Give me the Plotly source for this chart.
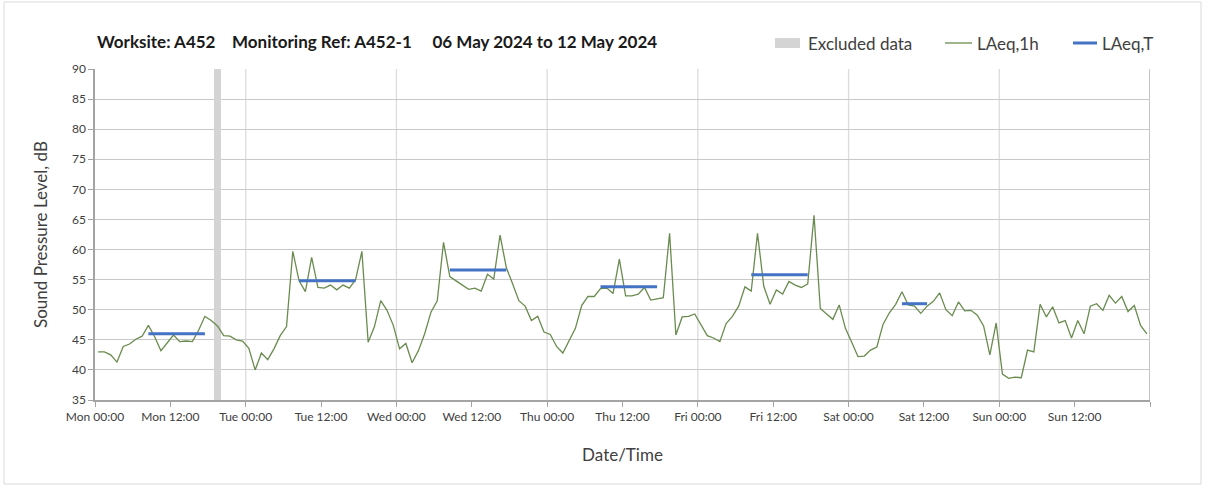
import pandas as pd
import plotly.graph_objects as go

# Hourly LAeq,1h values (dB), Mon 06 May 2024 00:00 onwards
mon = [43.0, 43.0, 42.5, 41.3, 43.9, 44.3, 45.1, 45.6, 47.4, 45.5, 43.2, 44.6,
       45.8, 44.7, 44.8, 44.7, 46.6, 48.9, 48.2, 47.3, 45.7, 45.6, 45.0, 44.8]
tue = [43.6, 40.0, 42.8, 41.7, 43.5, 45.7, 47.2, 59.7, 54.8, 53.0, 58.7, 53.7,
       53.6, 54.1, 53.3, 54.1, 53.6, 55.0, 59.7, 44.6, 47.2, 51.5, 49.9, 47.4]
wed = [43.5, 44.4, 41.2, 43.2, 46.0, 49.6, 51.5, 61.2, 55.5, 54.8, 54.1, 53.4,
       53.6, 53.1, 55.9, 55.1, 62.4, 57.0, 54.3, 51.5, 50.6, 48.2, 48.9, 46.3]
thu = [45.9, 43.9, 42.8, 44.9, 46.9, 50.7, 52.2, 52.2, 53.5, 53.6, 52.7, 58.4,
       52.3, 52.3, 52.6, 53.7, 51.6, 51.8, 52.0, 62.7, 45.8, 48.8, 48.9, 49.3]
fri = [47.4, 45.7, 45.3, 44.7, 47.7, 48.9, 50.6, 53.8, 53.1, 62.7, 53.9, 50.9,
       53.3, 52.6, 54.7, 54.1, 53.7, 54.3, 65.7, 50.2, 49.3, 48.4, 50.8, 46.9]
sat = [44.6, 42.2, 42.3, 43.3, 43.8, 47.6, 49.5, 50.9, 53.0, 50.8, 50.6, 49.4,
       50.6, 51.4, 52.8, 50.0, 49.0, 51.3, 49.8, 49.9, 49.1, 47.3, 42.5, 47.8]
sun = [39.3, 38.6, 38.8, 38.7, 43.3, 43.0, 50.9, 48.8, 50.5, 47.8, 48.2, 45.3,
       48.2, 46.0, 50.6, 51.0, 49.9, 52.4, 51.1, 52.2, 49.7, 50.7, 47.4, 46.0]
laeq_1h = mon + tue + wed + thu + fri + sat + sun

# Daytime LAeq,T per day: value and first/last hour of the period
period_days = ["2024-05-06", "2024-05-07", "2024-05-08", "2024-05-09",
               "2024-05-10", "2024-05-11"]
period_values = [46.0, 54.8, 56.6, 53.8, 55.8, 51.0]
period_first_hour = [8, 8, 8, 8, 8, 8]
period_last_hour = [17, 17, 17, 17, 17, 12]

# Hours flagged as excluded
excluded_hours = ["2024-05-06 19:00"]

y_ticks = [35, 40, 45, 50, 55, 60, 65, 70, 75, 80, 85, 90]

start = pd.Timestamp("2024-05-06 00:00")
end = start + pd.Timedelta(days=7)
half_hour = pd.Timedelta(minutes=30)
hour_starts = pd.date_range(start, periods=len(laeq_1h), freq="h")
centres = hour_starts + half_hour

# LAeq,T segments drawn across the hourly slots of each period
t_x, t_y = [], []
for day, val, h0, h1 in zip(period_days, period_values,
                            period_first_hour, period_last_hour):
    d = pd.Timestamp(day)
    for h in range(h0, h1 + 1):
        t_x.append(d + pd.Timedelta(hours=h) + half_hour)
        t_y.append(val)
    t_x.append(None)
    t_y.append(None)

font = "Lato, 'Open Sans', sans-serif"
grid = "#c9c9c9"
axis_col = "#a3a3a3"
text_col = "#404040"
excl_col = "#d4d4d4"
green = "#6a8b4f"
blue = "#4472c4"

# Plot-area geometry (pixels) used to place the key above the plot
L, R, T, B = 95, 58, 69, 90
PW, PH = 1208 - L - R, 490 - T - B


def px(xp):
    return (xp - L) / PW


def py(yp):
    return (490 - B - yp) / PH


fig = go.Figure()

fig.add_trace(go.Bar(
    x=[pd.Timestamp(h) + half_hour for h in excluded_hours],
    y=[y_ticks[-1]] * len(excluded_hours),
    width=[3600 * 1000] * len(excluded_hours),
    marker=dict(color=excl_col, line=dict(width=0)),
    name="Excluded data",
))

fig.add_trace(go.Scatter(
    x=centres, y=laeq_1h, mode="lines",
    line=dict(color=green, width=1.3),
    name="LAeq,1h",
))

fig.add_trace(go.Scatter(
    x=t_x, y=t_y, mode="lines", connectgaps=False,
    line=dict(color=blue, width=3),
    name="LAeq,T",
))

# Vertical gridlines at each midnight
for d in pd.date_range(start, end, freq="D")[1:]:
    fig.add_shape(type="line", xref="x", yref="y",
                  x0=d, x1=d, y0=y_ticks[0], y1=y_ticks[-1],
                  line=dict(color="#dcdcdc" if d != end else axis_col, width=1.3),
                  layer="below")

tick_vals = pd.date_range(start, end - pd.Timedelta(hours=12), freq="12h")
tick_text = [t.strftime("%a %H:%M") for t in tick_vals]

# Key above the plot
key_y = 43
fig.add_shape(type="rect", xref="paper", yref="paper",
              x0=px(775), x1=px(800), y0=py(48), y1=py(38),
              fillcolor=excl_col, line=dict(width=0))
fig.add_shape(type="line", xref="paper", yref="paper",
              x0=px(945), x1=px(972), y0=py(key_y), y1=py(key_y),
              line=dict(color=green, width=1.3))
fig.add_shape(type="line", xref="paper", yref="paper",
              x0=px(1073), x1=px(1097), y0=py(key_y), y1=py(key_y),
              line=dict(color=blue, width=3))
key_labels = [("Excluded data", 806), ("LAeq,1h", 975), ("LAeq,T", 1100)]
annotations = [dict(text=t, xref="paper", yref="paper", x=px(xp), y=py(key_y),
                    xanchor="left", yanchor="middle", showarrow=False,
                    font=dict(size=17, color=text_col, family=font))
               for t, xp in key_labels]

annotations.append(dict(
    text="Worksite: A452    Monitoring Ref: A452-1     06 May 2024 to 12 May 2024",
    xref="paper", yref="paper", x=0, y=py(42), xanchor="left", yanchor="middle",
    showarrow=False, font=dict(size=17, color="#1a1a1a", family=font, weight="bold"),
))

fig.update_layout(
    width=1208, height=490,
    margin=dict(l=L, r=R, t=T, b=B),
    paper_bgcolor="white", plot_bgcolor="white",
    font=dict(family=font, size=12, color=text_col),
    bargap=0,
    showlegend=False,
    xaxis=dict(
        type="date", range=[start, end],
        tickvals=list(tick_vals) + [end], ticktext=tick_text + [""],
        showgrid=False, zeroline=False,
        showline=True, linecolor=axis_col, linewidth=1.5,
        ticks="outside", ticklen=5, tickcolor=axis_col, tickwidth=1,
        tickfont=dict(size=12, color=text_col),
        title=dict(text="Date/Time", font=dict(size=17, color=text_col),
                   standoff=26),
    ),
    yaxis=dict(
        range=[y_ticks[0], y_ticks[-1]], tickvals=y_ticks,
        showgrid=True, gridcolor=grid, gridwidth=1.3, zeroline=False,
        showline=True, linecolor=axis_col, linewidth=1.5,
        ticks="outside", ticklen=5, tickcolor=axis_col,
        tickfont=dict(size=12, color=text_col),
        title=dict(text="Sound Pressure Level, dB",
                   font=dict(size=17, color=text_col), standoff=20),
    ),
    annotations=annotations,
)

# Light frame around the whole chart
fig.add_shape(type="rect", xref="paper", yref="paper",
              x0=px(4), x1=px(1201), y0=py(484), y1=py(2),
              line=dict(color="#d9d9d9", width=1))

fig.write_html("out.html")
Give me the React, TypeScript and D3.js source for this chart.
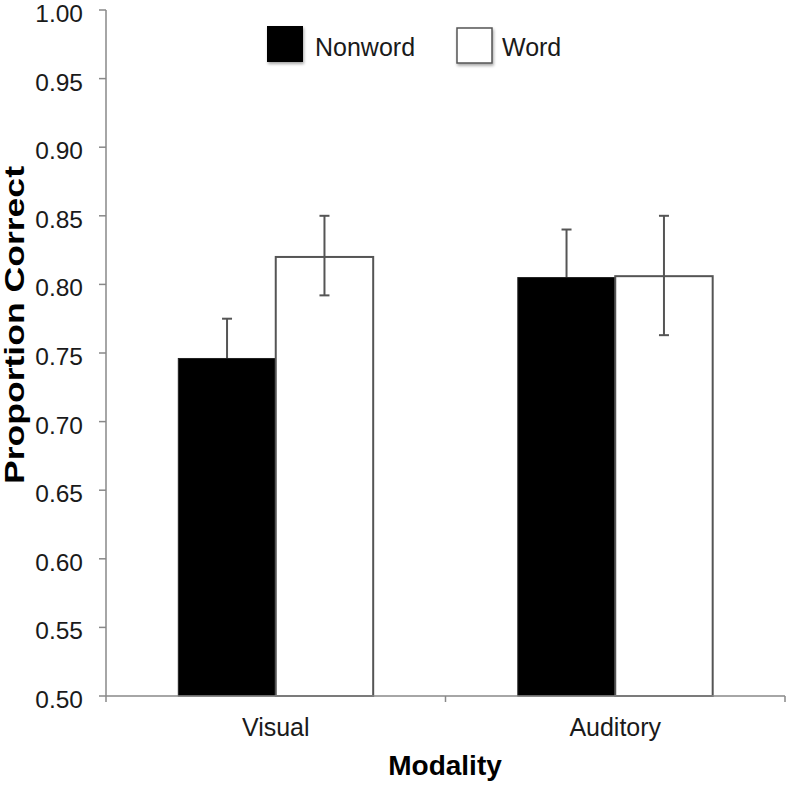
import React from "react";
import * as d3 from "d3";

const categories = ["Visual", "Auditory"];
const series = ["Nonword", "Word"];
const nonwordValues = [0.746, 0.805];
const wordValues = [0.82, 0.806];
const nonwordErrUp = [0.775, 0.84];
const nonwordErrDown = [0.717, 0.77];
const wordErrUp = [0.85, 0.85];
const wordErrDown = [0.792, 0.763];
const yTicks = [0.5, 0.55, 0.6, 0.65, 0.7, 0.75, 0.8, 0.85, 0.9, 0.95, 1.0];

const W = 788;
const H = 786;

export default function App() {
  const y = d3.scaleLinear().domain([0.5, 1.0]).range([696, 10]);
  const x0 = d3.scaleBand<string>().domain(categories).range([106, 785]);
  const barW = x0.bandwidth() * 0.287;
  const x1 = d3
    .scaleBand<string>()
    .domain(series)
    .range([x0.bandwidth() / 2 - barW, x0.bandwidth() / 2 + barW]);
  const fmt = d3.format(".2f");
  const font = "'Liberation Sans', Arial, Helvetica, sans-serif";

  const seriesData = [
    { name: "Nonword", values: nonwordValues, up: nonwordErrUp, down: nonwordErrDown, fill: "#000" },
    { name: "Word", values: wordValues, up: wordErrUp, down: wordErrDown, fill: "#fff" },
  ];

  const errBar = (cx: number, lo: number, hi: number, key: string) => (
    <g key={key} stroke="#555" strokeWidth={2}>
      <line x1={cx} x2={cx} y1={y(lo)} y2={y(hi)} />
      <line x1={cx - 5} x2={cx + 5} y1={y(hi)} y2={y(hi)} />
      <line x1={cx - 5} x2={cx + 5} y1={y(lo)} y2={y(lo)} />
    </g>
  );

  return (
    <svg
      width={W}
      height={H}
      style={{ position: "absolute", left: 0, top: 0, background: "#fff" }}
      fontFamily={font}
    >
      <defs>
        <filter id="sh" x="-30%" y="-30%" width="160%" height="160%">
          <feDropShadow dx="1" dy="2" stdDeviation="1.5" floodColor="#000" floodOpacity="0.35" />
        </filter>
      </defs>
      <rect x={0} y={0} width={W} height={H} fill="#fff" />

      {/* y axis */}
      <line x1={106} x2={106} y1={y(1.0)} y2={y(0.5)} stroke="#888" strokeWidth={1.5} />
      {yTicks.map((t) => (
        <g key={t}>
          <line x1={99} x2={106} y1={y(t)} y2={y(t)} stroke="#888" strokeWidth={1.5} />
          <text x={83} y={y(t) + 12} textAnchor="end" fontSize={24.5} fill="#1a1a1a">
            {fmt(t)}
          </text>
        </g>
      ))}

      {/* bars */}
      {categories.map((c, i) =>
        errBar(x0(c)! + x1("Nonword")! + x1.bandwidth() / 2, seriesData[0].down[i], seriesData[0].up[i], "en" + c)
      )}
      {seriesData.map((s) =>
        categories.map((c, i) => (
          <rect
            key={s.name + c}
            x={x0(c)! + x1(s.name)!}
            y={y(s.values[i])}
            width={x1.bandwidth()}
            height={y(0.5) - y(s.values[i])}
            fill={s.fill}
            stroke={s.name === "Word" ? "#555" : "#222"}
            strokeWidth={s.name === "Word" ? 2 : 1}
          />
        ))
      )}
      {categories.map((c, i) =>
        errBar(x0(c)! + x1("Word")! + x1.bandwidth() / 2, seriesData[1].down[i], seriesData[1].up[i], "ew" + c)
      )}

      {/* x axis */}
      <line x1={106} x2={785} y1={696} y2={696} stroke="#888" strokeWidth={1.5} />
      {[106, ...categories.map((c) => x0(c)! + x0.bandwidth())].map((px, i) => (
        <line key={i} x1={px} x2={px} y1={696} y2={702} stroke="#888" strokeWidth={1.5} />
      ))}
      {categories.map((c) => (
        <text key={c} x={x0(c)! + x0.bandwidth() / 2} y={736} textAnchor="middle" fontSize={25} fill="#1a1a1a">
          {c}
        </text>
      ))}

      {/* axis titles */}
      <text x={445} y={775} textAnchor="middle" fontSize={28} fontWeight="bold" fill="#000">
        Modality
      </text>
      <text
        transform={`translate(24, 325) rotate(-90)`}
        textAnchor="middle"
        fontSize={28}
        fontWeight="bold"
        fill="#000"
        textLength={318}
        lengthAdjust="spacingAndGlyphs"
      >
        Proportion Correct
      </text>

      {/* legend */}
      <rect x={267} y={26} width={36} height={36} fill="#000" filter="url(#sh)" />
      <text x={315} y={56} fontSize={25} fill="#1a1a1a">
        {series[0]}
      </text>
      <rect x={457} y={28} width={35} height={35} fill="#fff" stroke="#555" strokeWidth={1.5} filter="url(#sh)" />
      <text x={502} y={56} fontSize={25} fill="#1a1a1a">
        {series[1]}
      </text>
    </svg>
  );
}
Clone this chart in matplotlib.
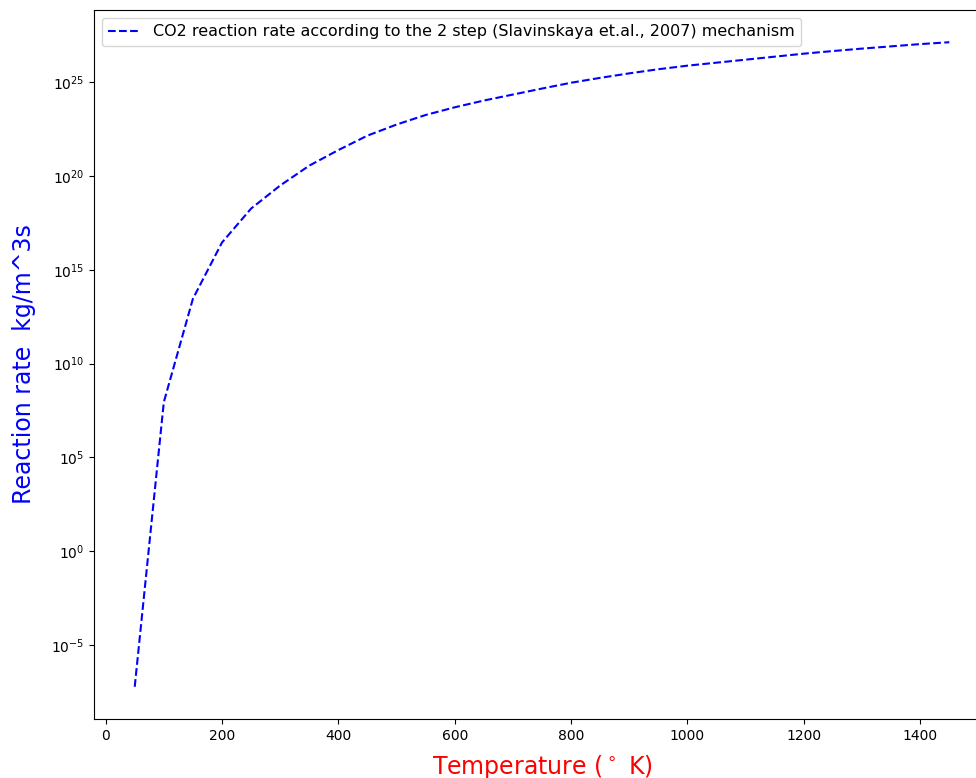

########################################

◆ **Requirements**:
Check every line of the data above for the string "Give", and copy those that have it.

◆ **Solution for this task**:
Give me the Plotly source for this chart.
Give me the React, TypeScript and D3.js source for this chart.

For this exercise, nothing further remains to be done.